### Records contained in a dataset

>> start

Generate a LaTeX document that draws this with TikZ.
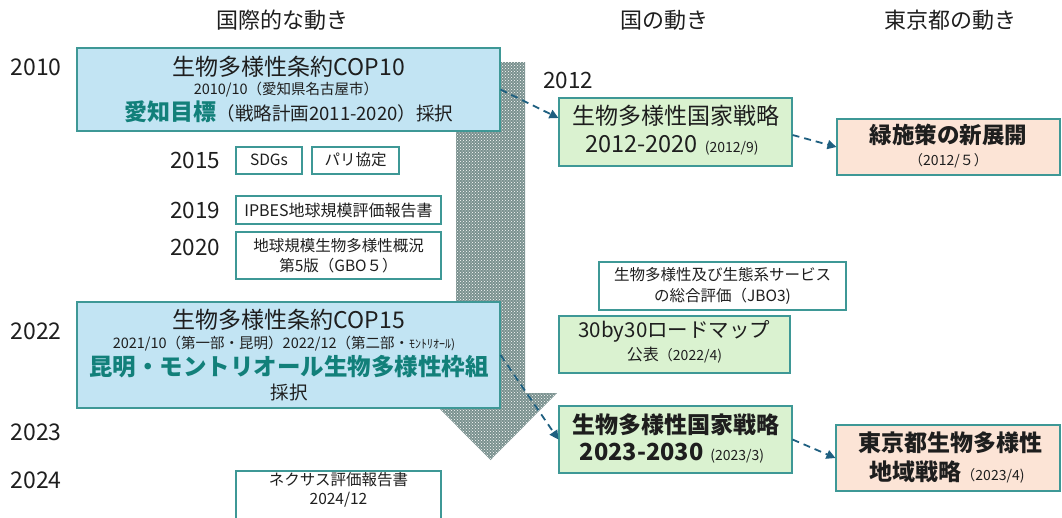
\documentclass[tikz,border=0pt]{standalone}
\usepackage{fontspec}
\setmainfont{Noto Sans CJK JP}
\usetikzlibrary{arrows.meta,patterns}
\definecolor{boxline}{RGB}{62,152,150}
\definecolor{bluefill}{RGB}{194,228,243}
\definecolor{greenfill}{RGB}{218,242,208}
\definecolor{peachfill}{RGB}{252,228,214}
\definecolor{tealtxt}{RGB}{18,128,122}
\definecolor{arrowblue}{RGB}{30,95,128}
\definecolor{arrowgray}{RGB}{122,145,143}
\definecolor{txt}{RGB}{30,30,30}
\newcommand\fs[2]{\fontsize{#1}{#2}\selectfont}
\tikzset{
  box/.style={draw=boxline, line width=1.1pt, inner sep=0pt, rectangle},
  bluebox/.style={box, fill=bluefill},
  greenbox/.style={box, fill=greenfill},
  peachbox/.style={box, fill=peachfill},
  whitebox/.style={box, fill=white},
  tx/.style={inner sep=0pt, text=txt, anchor=center},
  dasharrow/.style={draw=arrowblue, line width=1.8pt, dash pattern=on 7pt off 5pt,
    -{Triangle[length=9pt,width=9pt]}},
}
\begin{document}
\begin{tikzpicture}[x=1pt,y=-1pt]
\useasboundingbox (0,0) rectangle (1062,517);
% big timeline arrow
\fill[arrowgray] (456,62) -- (525,62) -- (525,393) -- (557,393) -- (490.5,460) -- (424,393) -- (456,393) -- cycle;
\fill[pattern=crosshatch dots, pattern color=white] (456,62) -- (525,62) -- (525,393) -- (557,393) -- (490.5,460) -- (424,393) -- (456,393) -- cycle;

% headers
\node[tx] (h1) at (282,20) {\fs{22}{26}国際的な動き};
\node[tx] (h2) at (664,20) {\fs{22}{26}国の動き};
\node[tx] (h3) at (950,20) {\fs{22}{26}東京都の動き};

% years
\node[tx] (y2010) at (36,67) {\fs{23}{27}2010};
\node[tx] (y2022) at (36,331) {\fs{23}{27}2022};
\node[tx] (y2023) at (36,432) {\fs{23}{27}2023};
\node[tx] (y2024) at (36,480) {\fs{23}{27}2024};
\node[tx] (y2015) at (195,160) {\fs{22.5}{27}2015};
\node[tx] (y2019) at (195,210) {\fs{22.5}{27}2019};
\node[tx] (y2020) at (195,247) {\fs{22.5}{27}2020};
\node[tx] (y2012) at (568,80) {\fs{22.5}{27}2012};

% international column
\node[bluebox, minimum width=423pt, minimum height=83pt] (cop10) at (288.5,89.5) {};
\node[tx] (cop10a) at (289,67) {\fs{23}{27}生物多様性条約COP10};
\node[tx] (cop10b) at (286,90) {\fs{14.5}{17}2010/10（愛知県名古屋市）};
\node[tx] (cop10c) at (289,112) {{\fs{23}{27}\bfseries\color{tealtxt}愛知目標}{\fs{18.5}{22}（戦略計画2011-2020）採択}};

\node[whitebox, minimum width=66pt, minimum height=27pt] (sdgs) at (269,160.5) {};
\node[tx] (sdgst) at (269,160) {\fs{15.5}{18}SDGs};
\node[whitebox, minimum width=87pt, minimum height=27pt] (paris) at (355.5,160.5) {};
\node[tx] (parist) at (355.5,160) {\fs{15.5}{18}パリ協定};

\node[whitebox, minimum width=205pt, minimum height=28pt] (ipbes) at (338.5,210) {};
\node[tx] (ipbest) at (338.5,210) {\fs{16}{19}IPBES地球規模評価報告書};

\node[whitebox, minimum width=205pt, minimum height=47pt] (gbo) at (338.5,255.5) {};
\node[tx] (gboa) at (338.5,246) {\fs{15.5}{18}地球規模生物多様性概況};
\node[tx] (gbob) at (338.5,266) {\fs{15.5}{18}第5版（GBO５）};

\node[bluebox, minimum width=423pt, minimum height=106pt] (cop15) at (288.5,355) {};
\node[tx] (cop15a) at (289,320) {\fs{23}{27}生物多様性条約COP15};
\node[tx] (cop15b) at (284,344) {\fs{14.5}{17}2021/10（第一部・昆明）2022/12（第二部・{\fs{12}{14}ﾓﾝﾄﾘｵｰﾙ)}};
\node[tx] (cop15c) at (289,367) {\fs{23.5}{28}\bfseries\color{tealtxt}昆明・モントリオール生物多様性枠組};
\node[tx] (cop15d) at (289,392) {\fs{18.5}{22}採択};

\node[whitebox, minimum width=205pt, minimum height=51pt] (nexus) at (338.5,496.5) {};
\node[tx] (nexusa) at (338.5,480) {\fs{15.5}{18}ネクサス評価報告書};
\node[tx] (nexusb) at (338.5,500) {\fs{15.5}{18}2024/12};

% national column
\node[greenbox, minimum width=233pt, minimum height=68pt] (ns2012) at (675.5,132) {};
\node[tx] (ns2012a) at (676,116) {\fs{23}{27}生物多様性国家戦略};
\node[tx] (ns2012b) at (672,145) {{\fs{23.5}{27}2012-2020}\hspace{7pt}{\fs{14}{16}(2012/9)}};

\node[whitebox, minimum width=247pt, minimum height=48pt] (jbo) at (722.5,286) {};
\node[tx] (jboa) at (722.5,275) {\fs{15.5}{18}生物多様性及び生態系サービス};
\node[tx] (jbob) at (722.5,296) {\fs{15.5}{18}の総合評価（JBO3)};

\node[greenbox, minimum width=231pt, minimum height=57pt] (r3030) at (674.5,344.5) {};
\node[tx] (r3030a) at (674.5,331) {\fs{20.5}{24}30by30ロードマップ};
\node[tx] (r3030b) at (674.5,355) {{\fs{16}{19}公表}{\fs{14}{17}（2022/4)}};

\node[greenbox, minimum width=233pt, minimum height=67pt] (ns2023) at (675.5,439.5) {};
\node[tx] (ns2023a) at (676,425) {\fs{23}{27}\bfseries 生物多様性国家戦略};
\node[tx] (ns2023b) at (672,453) {{\fs{23.5}{27}\bfseries 2023-2030}\hspace{7pt}{\fs{14}{16}(2023/3)}};

% Tokyo column
\node[peachbox, minimum width=223pt, minimum height=56pt] (midori) at (948.5,147) {};
\node[tx] (midoria) at (948.5,135) {\fs{22.5}{26}\bfseries 緑施策の新展開};
\node[tx] (midorib) at (948.5,161) {\fs{14}{16}（2012/５）};

\node[peachbox, minimum width=224pt, minimum height=66pt] (tokyo) at (948,458) {};
\node[tx] (tokyoa) at (950,443) {\fs{23}{27}\bfseries 東京都生物多様性};
\node[tx] (tokyob) at (947,472) {{\fs{23}{27}\bfseries 地域戦略}{\fs{14}{16}（2023/4)}};

% dashed connectors
\draw[dasharrow] (cop10.east) -- ([yshift=14pt]ns2012.west);
\draw[dasharrow] ([yshift=-3pt]ns2012.east) -- (midori.west);
\draw[dasharrow] (cop15.east) -- (ns2023.west);
\draw[dasharrow] (ns2023.east) -- (tokyo.west);
\end{tikzpicture}
\end{document}
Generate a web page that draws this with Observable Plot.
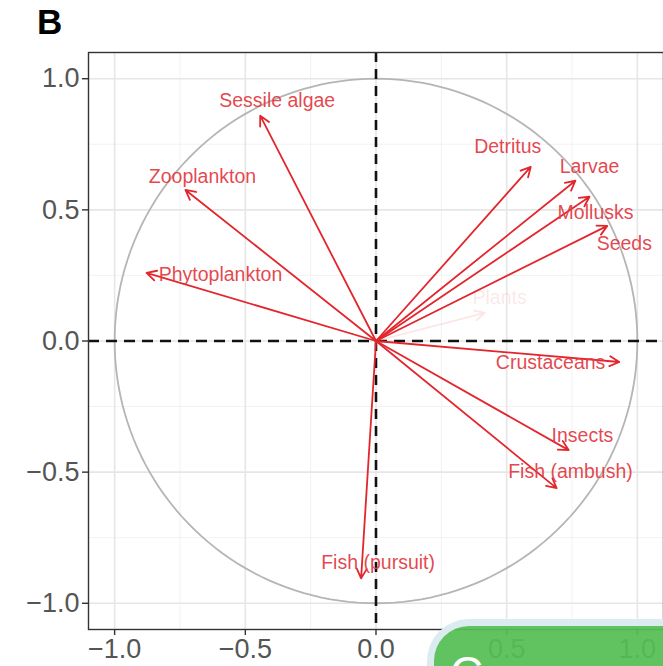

>> end

### THE TASK
Only lines belong in the copy: transcribe those from the start of the data through the line that contains "(h3) at (950,20)", and skip the pictures.

### SOLVED PROBLEM
Generate a LaTeX document that draws this with TikZ.
\documentclass[tikz,border=0pt]{standalone}
\usepackage{fontspec}
\setmainfont{Noto Sans CJK JP}
\usetikzlibrary{arrows.meta,patterns}
\definecolor{boxline}{RGB}{62,152,150}
\definecolor{bluefill}{RGB}{194,228,243}
\definecolor{greenfill}{RGB}{218,242,208}
\definecolor{peachfill}{RGB}{252,228,214}
\definecolor{tealtxt}{RGB}{18,128,122}
\definecolor{arrowblue}{RGB}{30,95,128}
\definecolor{arrowgray}{RGB}{122,145,143}
\definecolor{txt}{RGB}{30,30,30}
\newcommand\fs[2]{\fontsize{#1}{#2}\selectfont}
\tikzset{
  box/.style={draw=boxline, line width=1.1pt, inner sep=0pt, rectangle},
  bluebox/.style={box, fill=bluefill},
  greenbox/.style={box, fill=greenfill},
  peachbox/.style={box, fill=peachfill},
  whitebox/.style={box, fill=white},
  tx/.style={inner sep=0pt, text=txt, anchor=center},
  dasharrow/.style={draw=arrowblue, line width=1.8pt, dash pattern=on 7pt off 5pt,
    -{Triangle[length=9pt,width=9pt]}},
}
\begin{document}
\begin{tikzpicture}[x=1pt,y=-1pt]
\useasboundingbox (0,0) rectangle (1062,517);
% big timeline arrow
\fill[arrowgray] (456,62) -- (525,62) -- (525,393) -- (557,393) -- (490.5,460) -- (424,393) -- (456,393) -- cycle;
\fill[pattern=crosshatch dots, pattern color=white] (456,62) -- (525,62) -- (525,393) -- (557,393) -- (490.5,460) -- (424,393) -- (456,393) -- cycle;

% headers
\node[tx] (h1) at (282,20) {\fs{22}{26}国際的な動き};
\node[tx] (h2) at (664,20) {\fs{22}{26}国の動き};
\node[tx] (h3) at (950,20) {\fs{22}{26}東京都の動き};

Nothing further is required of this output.